Zeke: Hello friends, welcome to MY new legacy where I will be the best founder ever.
Stats:
Aspiration: Family.
Sloppy/Neat: 7
Shy/Outgoing: 2
Lazy/Active: 8
Serious/Playful: 3
Grouchy/Nice: 5
LTW: Graduate 3 kids from college.
Turn Ons - Make up & Blonde Hair.
Turn Off - Stink.
Zeke: Uh, I'm not so sure about this whole legacy thing now, can't I have an indoor toilet? And can you please not look at me while I’m trying to shit, it’s humiliating.
Sorry, there wasn’t enough room for the toilet in the house! Hurry up, let’s find you a lady friend.
Zeke: Dear matchmaker, find me my ~soulmate~
Gypsy: Glady, but first you must cross my palm with simoleons.
Hehehe all his monies.
Gypsy: That’s it? That’s all you’re giving me?
Zeke: I have an outdoor toilet, how much money do you think I have?
Gypsy: Alright, alright, I have the perfect person for you.
Zeke: Goodie, goodie! Who is it??
Gypsy: A cheerleader!
Zeke: Uh, is she over 18?
Zeke: I don’t like her, can I have my money back?
Gypsy: Sorry, non refundable. Enjoy your date.
Cheerleader: Come here little butterflies, I won’t hurt you!
Zeke: So, are you planning on acknowledging my existence on this date or….?
Zeke: Hey, send me a taxi ASAP. I need to escape from a date.
Cheerleader: muahaha you can’t escape me.
Nothing much exciting happened downtown, Zeke got his picture taken in the photobooth and Cheerleader guarded it in a creepy stalkerish way.
Zeke: Yeah I’m cute.
Upon arriving home after his failed date, Zeke rolled this want.

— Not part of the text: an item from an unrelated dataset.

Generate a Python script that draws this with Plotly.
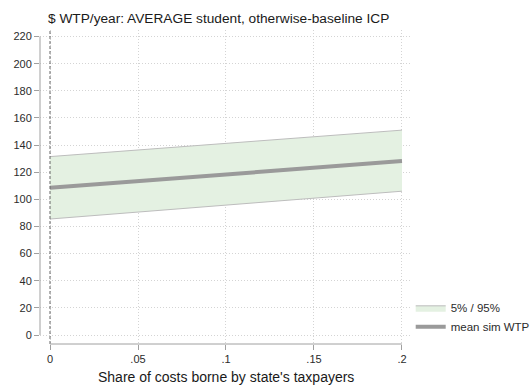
import plotly.graph_objects as go

# Share of program costs borne by state taxpayers
share = [0.0, 0.05, 0.10, 0.15, 0.20]
# Simulated willingness to pay ($/year), average student
wtp_mean = [108.5, 113.5, 118.4, 123.3, 128.2]
wtp_p05 = [85.5, 90.6, 95.7, 100.9, 106.0]
wtp_p95 = [131.5, 136.4, 141.3, 146.2, 151.0]

x_ticks = [0, 0.05, 0.10, 0.15, 0.20]
x_labels = ["0", ".05", ".1", ".15", ".2"]
y_ticks = list(range(0, 221, 20))

axis_gray = "#a0a0a0"
grid_gray = "#d4d4d4"
text_col = "#2b2b2b"
font_fam = "Liberation Sans, Arial, sans-serif"

# plot area in pixels: left 40, right 410, top 30, bottom 344
W, H = 532, 388
L, R, T, B = 40, 410, 30, 344


def px_x(px):
    return (px - L) / (R - L)


def px_y(py):
    return (B - py) / (B - T)


fig = go.Figure()

fig.add_trace(go.Scatter(
    x=share, y=wtp_p05, mode="lines",
    line=dict(color="#bdbdbd", width=1),
    showlegend=False, hoverinfo="skip",
))
fig.add_trace(go.Scatter(
    x=share, y=wtp_p95, mode="lines", fill="tonexty",
    fillcolor="#e4f1e2",
    line=dict(color="#bdbdbd", width=1),
    name="5% / 95%",
))
fig.add_trace(go.Scatter(
    x=share, y=wtp_mean, mode="lines",
    line=dict(color="#9a9a9a", width=4),
    name="mean sim WTP",
))

# reference line at zero share
fig.add_shape(type="line", xref="x", yref="paper", x0=0, x1=0, y0=0, y1=1,
              line=dict(color="#666666", width=1, dash="3px,2px"), layer="above")
# axis lines spanning only the labelled ranges
fig.add_shape(type="line", xref="paper", yref="y", x0=0, x1=0, y0=0, y1=220,
              line=dict(color=axis_gray, width=1))
fig.add_shape(type="line", xref="x", yref="paper", x0=0, x1=0.2, y0=0, y1=0,
              line=dict(color=axis_gray, width=1))

fig.add_annotation(
    text="Share of costs borne by state's taxpayers",
    xref="paper", yref="paper", x=px_x(226), y=px_y(377),
    xanchor="center", yanchor="middle", showarrow=False,
    font=dict(size=14, color="#1a1a1a", family=font_fam),
)

fig.update_layout(
    width=W, height=H,
    margin=dict(l=L, r=W - R, t=T, b=H - B, autoexpand=False),
    paper_bgcolor="white", plot_bgcolor="white",
    font=dict(family=font_fam, color=text_col, size=11),
    title=dict(
        text="$ WTP/year: AVERAGE student, otherwise-baseline ICP",
        xref="container", yref="container",
        x=48 / W, y=1 - 18 / H, xanchor="left", yanchor="middle",
        font=dict(size=13.7, color="#1a1a1a", family=font_fam),
    ),
    showlegend=True,
    legend=dict(xref="container", yref="container", x=0.772, y=0.244,
                xanchor="left", yanchor="top", traceorder="normal",
                bgcolor="rgba(0,0,0,0)", font=dict(size=11.5, color=text_col),
                tracegroupgap=0, itemwidth=30),
    xaxis=dict(
        range=[-0.00568, 0.20455], tickvals=x_ticks, ticktext=x_labels,
        showgrid=True, gridcolor=grid_gray, griddash="1px,2px", gridwidth=1,
        zeroline=False, showline=False, automargin=False,
        ticks="outside", ticklen=5, tickcolor=axis_gray,
    ),
    yaxis=dict(
        range=[-6.6, 224.8], tickvals=y_ticks,
        showgrid=True, gridcolor=grid_gray, griddash="1px,2px", gridwidth=1,
        zeroline=False, showline=False, automargin=False,
        ticks="outside", ticklen=5, tickcolor=axis_gray,
    ),
)

fig.write_html("out.html")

I felt bad for him being so lonesome and his social bar kept freaking out and going into the red so….I suppose it couldn’t hurt, right? I mean, he can hardly afford to feed himself but kittens are cute!
Zeke: MUAH MUAH I LOVE YOU LITTLE KITTY.
This is Coral and she’s a ginger kitty! *squee* I shall not declare I AM GOING TO BREED HER AND DO A MINI CAT LEGACY because chances are she’ll become an elder and I will have forgotten to breed her, so…let’s just see what happens.

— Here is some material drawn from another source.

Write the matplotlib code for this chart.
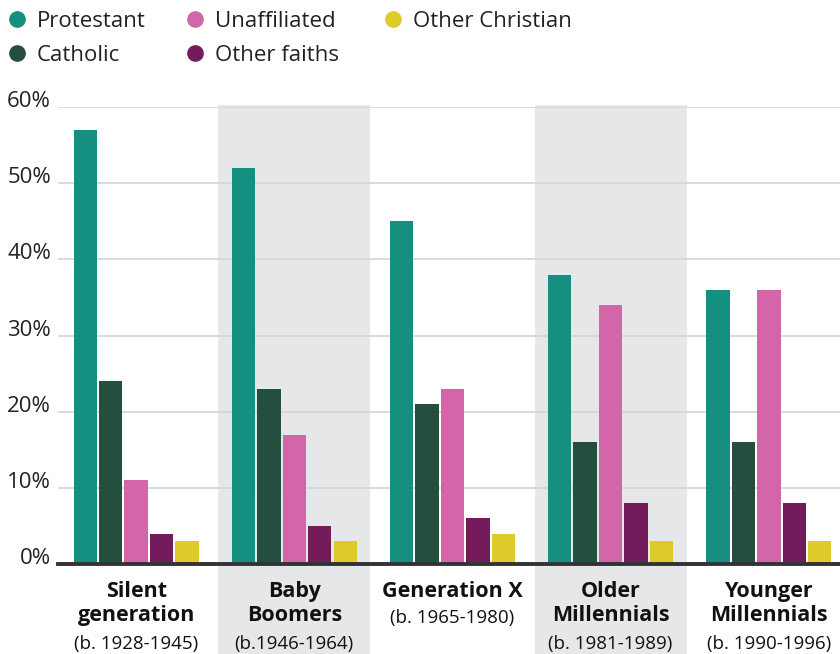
import matplotlib.pyplot as plt
import numpy as np
from matplotlib.lines import Line2D

plt.rcParams['font.family'] = ['Open Sans', 'DejaVu Sans']

# Data
groups = ['Silent\ngeneration', 'Baby\nBoomers', 'Generation X', 'Older\nMillennials', 'Younger\nMillennials']
years = ['(b. 1928-1945)', '(b.1946-1964)', '(b. 1965-1980)', '(b. 1981-1989)', '(b. 1990-1996)']
series = ['Protestant', 'Catholic', 'Unaffiliated', 'Other faiths', 'Other Christian']
protestant = [57, 52, 45, 38, 36]
catholic = [24, 23, 21, 16, 16]
unaffiliated = [11, 17, 23, 34, 36]
other_faiths = [4, 5, 6, 8, 8]
other_christian = [3, 3, 4, 3, 3]
yticks = [0, 10, 20, 30, 40, 50, 60]

values = [protestant, catholic, unaffiliated, other_faiths, other_christian]
colors = ['#158f7f', '#244f3e', '#d266a8', '#741b5c', '#dccb2b']

W, H = 840, 654
fig = plt.figure(figsize=(W / 100, H / 100), dpi=100)
ax = fig.add_axes([58 / W, 1 - 564 / H, 1 - 58 / W, (564 - 107) / H])

x = np.arange(len(groups))
step = 0.161
width = 0.148

# shaded bands behind alternate groups
for i in [1, 3]:
    ax.axvspan(i - 0.48, i + 0.48, ymin=-0.2, ymax=1.005, color='#e6e7e9',
               clip_on=False, zorder=0, lw=0)

for k, (vals, col) in enumerate(zip(values, colors)):
    ax.bar(x + (k - 2) * step, vals, width=width, color=col, zorder=3)

ax.set_xlim(-0.494, 4.45)
ax.set_ylim(0, 60)

for t in yticks[1:]:
    ax.axhline(t, color='#d4d4d4', lw=1.2, zorder=1)
ax.axhline(0, color='#333333', lw=2.8, zorder=4, clip_on=False)

ax.set_yticks(yticks)
ax.set_yticklabels([f'{t}%' for t in yticks], fontsize=16, color='#222222')
for lab in ax.get_yticklabels():
    lab.set_va('baseline')
ax.tick_params(axis='y', length=0, pad=5)
ax.set_xticks([])
for s in ax.spines.values():
    s.set_visible(False)

# group labels
for i, (name, yr) in enumerate(zip(groups, years)):
    nlines = name.count('\n') + 1
    ax.annotate(name, xy=(i, 0), xycoords=('data', 'axes fraction'),
                xytext=(0, -17), textcoords='offset pixels', ha='center', va='top',
                fontsize=15.5, fontweight='bold', color='#111111', linespacing=1.2,
                annotation_clip=False)
    ax.annotate(yr, xy=(i, 0), xycoords=('data', 'axes fraction'),
                xytext=(0, -(71 if nlines == 2 else 45)), textcoords='offset pixels',
                ha='center', va='top', fontsize=13.5, color='#111111',
                annotation_clip=False)

# legend, laid out in three columns
leg_x = [17, 195, 393]
leg_y = [19, 53]
for k, (name, col) in enumerate(zip(series, colors)):
    cx = leg_x[k // 2]
    cy = leg_y[k % 2]
    fig.add_artist(Line2D([cx / W], [1 - cy / H], marker='o', ls='', markersize=11,
                          color=col, transform=fig.transFigure))
    fig.text((cx + 20) / W, 1 - cy / H, name, fontsize=16, color='#222222',
             va='center_baseline', ha='left')

fig.savefig('out.png', dpi=100)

Can't cook, shouldn't cook. Ever.
To get some monies, Zeke got a job as a mascot. Ha ha. I’m amused
After work I sent him downtown to meet someone, anyone! AND OH MY WHO IS THIS BEAUTIFUL CREATURE?
Zeke: I love your hair colour, it’s the brightest red I’ve ever seen.
Lolita: Thanks! But coming from a guy in a llama costume, I won’t take that compliment too seriously.
(Her name is Lolita! I have to have her in this legacy)
They flirt it up and Lolita is coy about the whole thing.
Lolita: Tehe, you're kinda cute.
Zeke: Noooo you’re the cute one!
Aw, you're both cute!
Zeke: Thanks but can we have some privacy?
Zeke, for some reason, decides to try to seduce Lolita with his great dance moves and even better dancing face.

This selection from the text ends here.